Back in March, when four inches of warm rain fell far too fast on land where the snow cover had been substantial, where somehow--I don't honestly know how--that warm rain cut through the foot-thick ice on the river, the Floyd River thundered out its banks and turned into something that more closely resembled the Big Sioux.
The neighbor's bush line took a beating, got stripped buck naked by a torrent that wouldn't be thwarted, then swept into misshapen brooms that will never again upright themselves. Have a look.
All that debris is the flotsam of that incredible March flood. I raked up bales of it yesterday, and I'm only fractionally finished. The easiest way to have rid of it would have been to burn the whole mess, everything in the acre behind our house; but northwest Iowa doesn't proffer dry, windless days.
Whatever we went through is pitiably little next to the losses Nebraskans took. I'm sure they still look at their bamboozled land as if it weren't theirs--if they haven't already left. I mean, the great loss in our neighborhood is that all those ice chunks in all that water took out our neighbor's hedge. It was a beauty, but basically that's it. For us, not even a drop in the basement.
This is what happens. . .
. . .when icebergs like these come barreling through a hedge on a river with a head of steam in late winter.

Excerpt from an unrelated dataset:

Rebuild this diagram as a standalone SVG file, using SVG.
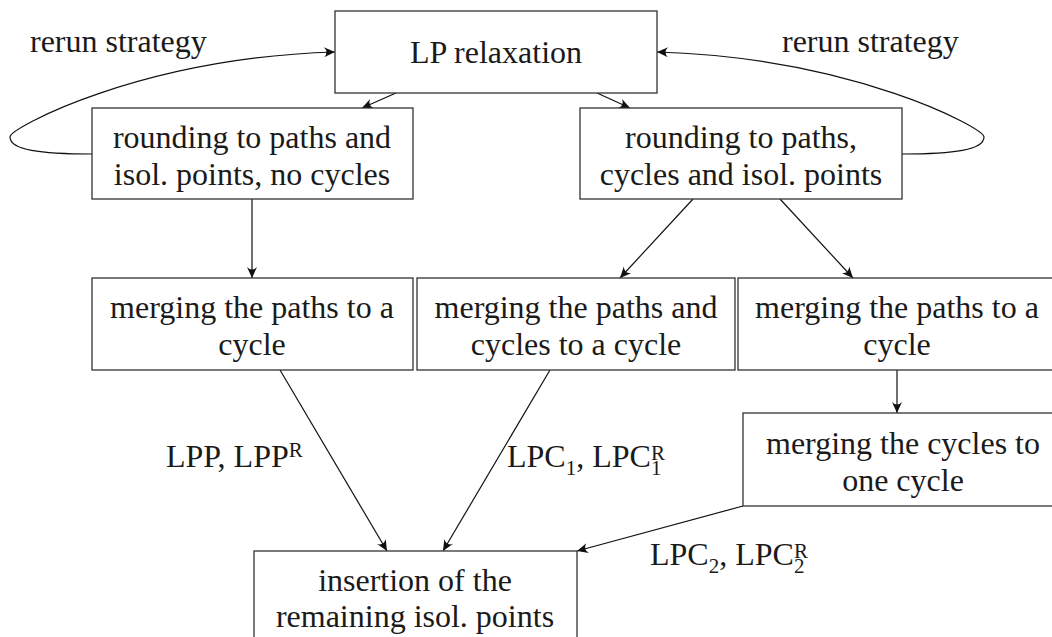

Things get beat up and broken and skinned alive.
But in every last shot I've put up here--except the icebergs--there's some everlovin' emerald. Every shot. Life itself is a miracle that just doesn't go down without a fight.
1 comment:
This piece reminds me that I will soon be planting a garden again. Seeds with no life in them [some years old] will sprout carrots, radishes, peas, squash etc.
As a fellow 70 year old, I am daily reminded that someday my body will go dormant. Room temperature if you will. Qhen Christ returns we will sprout with glorified bodies much like those garden seeds. Aging has its siver lining. Praise the Lord!